## start

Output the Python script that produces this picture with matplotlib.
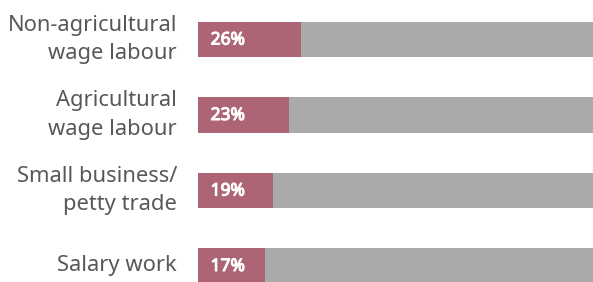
import matplotlib.pyplot as plt
import matplotlib.patheffects as pe
import numpy as np

# Data #
categories = ['Non-agricultural\nwage labour', 'Agricultural\nwage labour',
              'Small business/\npetty trade', 'Salary work']
shares = [26, 23, 19, 17]
total = 100

# Open Sans here is a variable font that renders condensed, Noto Sans is close
plt.rcParams['font.family'] = ['Noto Sans', 'DejaVu Sans']

fig = plt.figure(figsize=(5.93, 2.82), dpi=100)
ax = fig.add_axes([198 / 593, 0, 395 / 593, 1])

y = np.arange(len(categories))
ax.barh(y, [total] * len(categories), height=0.47, color='#aaaaaa')
ax.barh(y, shares, height=0.47, color='#ad6575')

# fake bold with a thin stroke (no bold face available)
bold = [pe.withStroke(linewidth=0.8, foreground='white')]
for i, (cat, val) in enumerate(zip(categories, shares)):
    ax.text(3.2, i, f'{val}%', color='white', fontsize=12.5, ha='left',
            va='center', path_effects=bold)
    ax.text(-5.3, i, cat, color='#585858', fontsize=15.8, ha='right',
            va='center', linespacing=1.45)

ax.set_xlim(0, total)
ax.set_ylim(3.212, -0.523)
ax.axis('off')

fig.savefig('out.png', dpi=100)
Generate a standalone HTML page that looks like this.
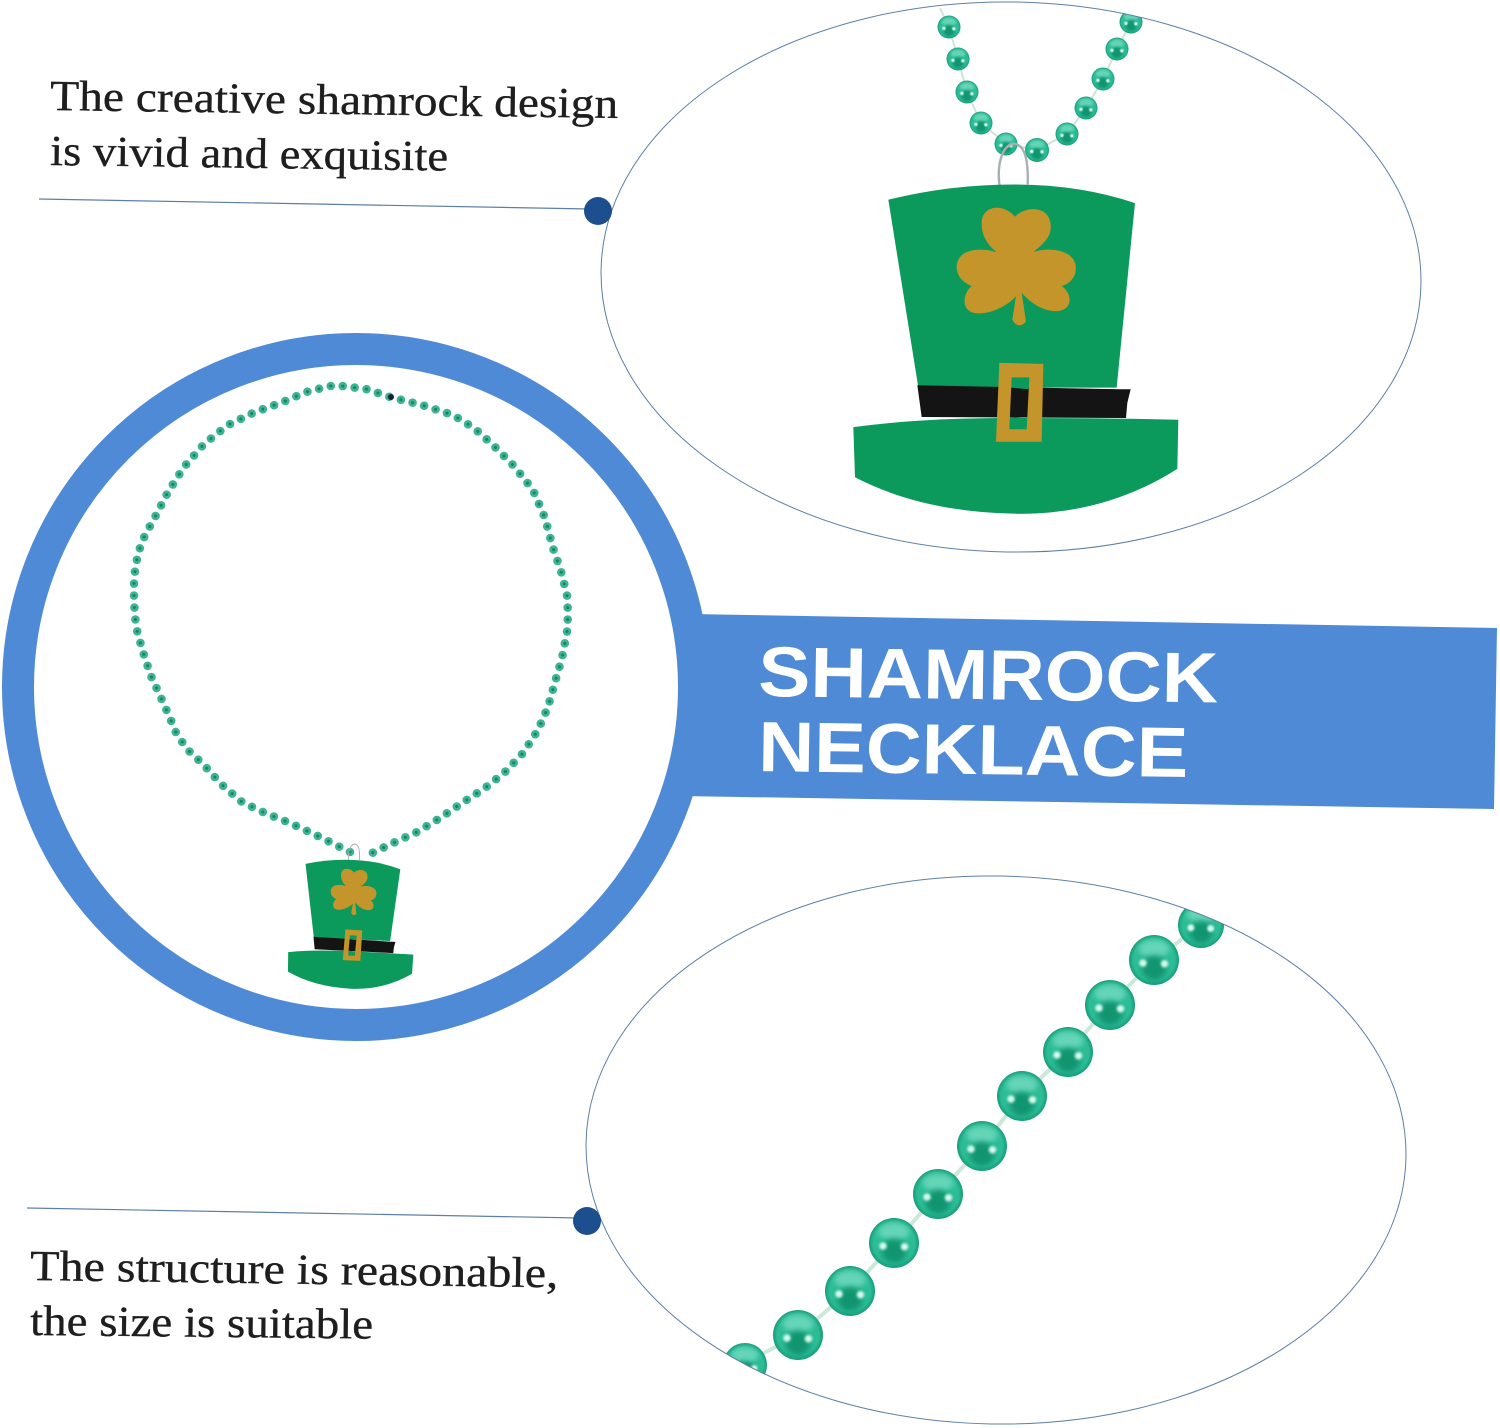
<!DOCTYPE html>
<html lang="en">
<head>
<meta charset="utf-8">
<title>Shamrock Necklace</title>
<style>
html,body{margin:0;padding:0;background:#fff;width:1500px;height:1428px;overflow:hidden}
svg{display:block}
.cap{font-family:"Liberation Serif",serif;font-size:43px;fill:#1e1e1e;stroke:#1e1e1e;stroke-width:.35}
.ttl{font-family:"Liberation Sans",sans-serif;font-weight:bold;font-size:71px;fill:#fff}
</style>
</head>
<body>
<svg xmlns="http://www.w3.org/2000/svg" width="1500" height="1428" viewBox="0 0 1500 1428">
<defs>
  <radialGradient id="b" cx="50%" cy="50%" r="50%">
    <stop offset="0" stop-color="#27bb94"/>
    <stop offset=".82" stop-color="#2cbd97"/>
    <stop offset="1" stop-color="#179c78"/>
  </radialGradient>
  <filter id="s1" x="-30%" y="-30%" width="160%" height="160%"><feGaussianBlur stdDeviation=".11"/></filter>
  <filter id="s2" x="-30%" y="-30%" width="160%" height="160%"><feGaussianBlur stdDeviation=".05"/></filter>
  <clipPath id="u"><circle r="1"/></clipPath>
  <g id="bd">
    <circle r="1" fill="url(#b)"/>
    <g clip-path="url(#u)">
      <ellipse cx="0" cy="-.45" rx=".62" ry=".36" fill="#7fdfc6" opacity=".7" filter="url(#s1)"/>
      <ellipse cx="0" cy=".32" rx=".5" ry=".5" fill="#0f8f6c" opacity=".85" filter="url(#s1)"/>
      <circle cx="-.44" cy=".12" r=".15" fill="#d8fbef" filter="url(#s2)"/>
      <circle cx=".42" cy=".15" r=".15" fill="#d8fbef" filter="url(#s2)"/>
    </g>
  </g>
  <clipPath id="c1"><ellipse cx="1011" cy="277" rx="410" ry="275" transform="rotate(1 1011 277)"/></clipPath>
  <clipPath id="c2"><ellipse cx="996" cy="1150" rx="410" ry="274" transform="rotate(1 996 1150)"/></clipPath>
  <g id="hat">
    <path d="M505 610C460 560 470 430 520 425C560 425 565 490 563 545" fill="none" stroke="#a9aeb0" stroke-width="7"/>
    <path d="M145 590Q330 545 520 545Q720 545 885 600L830 1145L235 1145Z" fill="#0c995c"/>
    <path d="M40 1262Q240 1235 500 1235Q800 1235 1015 1240L1012 1385Q800 1518 540 1518Q250 1515 45 1410Z" fill="#0c995c"/>
    <path d="M232 1138L840 1150L872 1150L862 1190L858 1235L245 1232Z" fill="#141414"/>
    <path d="M525 640C490 600 425 605 425 660C425 700 445 725 470 745C420 730 355 735 350 785C348 815 370 835 395 845C365 870 365 920 405 925C450 930 500 905 528 875L517 945Q535 975 558 950L545 865C575 900 620 925 660 918C700 910 695 865 665 845C700 835 712 805 706 780C695 735 620 730 580 745C610 720 635 700 632 665C630 610 560 605 525 640Z" fill="#c4952a"/>
    <path d="M515 1115L568 1115L565 1150L512 1145Z" fill="#0c995c"/>
    <path d="M510 1232L562 1236L560 1268L508 1268Z" fill="#0c995c"/>
    <path fill-rule="evenodd" d="M478 1072L610 1075L605 1305L468 1305ZM515 1115L508 1268L560 1268L568 1115Z" fill="#c4952a"/>
  </g>
</defs>

<rect width="1500" height="1428" fill="#fff"/>

<!-- band -->
<path d="M690 614L1497 628L1494 809L680 796Z" fill="#4f8ad6"/>
<!-- ring -->
<circle cx="356" cy="687" r="338" fill="#fff" stroke="#4f8ad6" stroke-width="32"/>

<!-- small necklace -->
<polyline points="350,852 320,837 290,823 265,813 242,802 221,784 203,764 189,751 177,735 170,718 162,700 151,676 143,652 136,627 134,602 134,577 138,553 145,535 154,519 168,492 184,467 204,444 228,425 255,412 283,402 306,392 330,386 342,386 366,389 390,397 422,405 453,415 474,428 493,445 514,466 533,490 545,518 553,548 561,571 567,595 568,614 567,632 562,658 555,682 548,707 538,730 523,753 505,772 485,788 462,803 440,818 417,832 393,843 370,854" fill="none" stroke="#3db394" stroke-width="8.6" stroke-linecap="round" stroke-dasharray="0 12"/>
<polyline points="350,852 320,837 290,823 265,813 242,802 221,784 203,764 189,751 177,735 170,718 162,700 151,676 143,652 136,627 134,602 134,577 138,553 145,535 154,519 168,492 184,467 204,444 228,425 255,412 283,402 306,392 330,386 342,386 366,389 390,397 422,405 453,415 474,428 493,445 514,466 533,490 545,518 553,548 561,571 567,595 568,614 567,632 562,658 555,682 548,707 538,730 523,753 505,772 485,788 462,803 440,818 417,832 393,843 370,854" fill="none" stroke="#128464" stroke-width="3" stroke-linecap="round" stroke-dasharray="0 12"/>
<circle cx="391" cy="397" r="3" fill="#123"/>
<use href="#hat" transform="rotate(2.5 352 950) matrix(.1283 0 0 .1323 283.2 787.9)"/>

<!-- top ellipse -->
<g clip-path="url(#c1)">
  <polyline points="940,8 949,27 958,59 967,92 981,123 1006,144 1037,150 1067,134 1086,108 1103,79 1117,49 1131,22" fill="none" stroke="#cfe3d8" stroke-width="2"/>
  <use href="#bd" transform="translate(949 27) scale(11.5)"/>
  <use href="#bd" transform="translate(958 59) scale(11.5)"/>
  <use href="#bd" transform="translate(967 92) scale(11.5)"/>
  <use href="#bd" transform="translate(981 123) scale(11.5)"/>
  <use href="#bd" transform="translate(1006 144) scale(11.5)"/>
  <use href="#bd" transform="translate(1037 150) scale(12)"/>
  <use href="#bd" transform="translate(1067 134) scale(11.5)"/>
  <use href="#bd" transform="translate(1086 108) scale(11.5)"/>
  <use href="#bd" transform="translate(1103 79) scale(11.5)"/>
  <use href="#bd" transform="translate(1117 49) scale(11.5)"/>
  <use href="#bd" transform="translate(1131 22) scale(11.5)"/>
  <use href="#hat" transform="translate(840 0) scale(.33333 .3385)"/>
</g>
<ellipse cx="1011" cy="277" rx="410" ry="275" transform="rotate(1 1011 277)" fill="none" stroke="#5d7fa6" stroke-width="1"/>

<!-- bottom ellipse -->
<g clip-path="url(#c2)">
  <polyline points="1201,925 1154,960 1110,1005 1068,1052 1022,1096 982,1146 938,1194 894,1243 850,1291 798,1335 745,1363" fill="none" stroke="#cde8da" stroke-width="4"/>
  <use href="#bd" transform="translate(1201 925) scale(23)"/>
  <use href="#bd" transform="translate(1154 960) scale(25)"/>
  <use href="#bd" transform="translate(1110 1005) scale(25)"/>
  <use href="#bd" transform="translate(1068 1052) scale(25)"/>
  <use href="#bd" transform="translate(1022 1096) scale(25)"/>
  <use href="#bd" transform="translate(982 1146) scale(25)"/>
  <use href="#bd" transform="translate(938 1194) scale(25)"/>
  <use href="#bd" transform="translate(894 1243) scale(25)"/>
  <use href="#bd" transform="translate(850 1291) scale(25)"/>
  <use href="#bd" transform="translate(798 1335) scale(25)"/>
  <use href="#bd" transform="translate(745 1365) scale(22)"/>
</g>
<ellipse cx="996" cy="1150" rx="410" ry="274" transform="rotate(1 996 1150)" fill="none" stroke="#5d7fa6" stroke-width="1"/>

<!-- connectors -->
<line x1="39" y1="199" x2="590" y2="209" stroke="#5d7fa6" stroke-width="1.2"/>
<circle cx="598" cy="211" r="14" fill="#1d4f8f"/>
<line x1="27" y1="1208" x2="580" y2="1218" stroke="#5d7fa6" stroke-width="1.2"/>
<circle cx="587" cy="1221" r="14" fill="#1d4f8f"/>

<!-- captions -->
<text class="cap" transform="translate(50 110) rotate(.8)" textLength="568" lengthAdjust="spacingAndGlyphs">The creative shamrock design</text>
<text class="cap" transform="translate(50 165) rotate(.8)" textLength="398" lengthAdjust="spacingAndGlyphs">is vivid and exquisite</text>
<text class="cap" transform="translate(30 1280) rotate(.8)" textLength="528" lengthAdjust="spacingAndGlyphs">The structure is reasonable,</text>
<text class="cap" transform="translate(30 1335) rotate(.6)" textLength="343" lengthAdjust="spacingAndGlyphs">the size is suitable</text>

<!-- title -->
<text class="ttl" transform="translate(758 696) rotate(.8)" textLength="460" lengthAdjust="spacingAndGlyphs">SHAMROCK</text>
<text class="ttl" transform="translate(758 771) rotate(.8)" textLength="430" lengthAdjust="spacingAndGlyphs">NECKLACE</text>
</svg>
</body>
</html>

## end

_Written exercise_
Skip the pictures. Restate exactly the lines from the start of the entries through the line containing "total = 100", both ends included.

_Solution for this task_
Output the Python script that produces this picture with matplotlib.
import matplotlib.pyplot as plt
import matplotlib.patheffects as pe
import numpy as np

# Data #
categories = ['Non-agricultural\nwage labour', 'Agricultural\nwage labour',
              'Small business/\npetty trade', 'Salary work']
shares = [26, 23, 19, 17]
total = 100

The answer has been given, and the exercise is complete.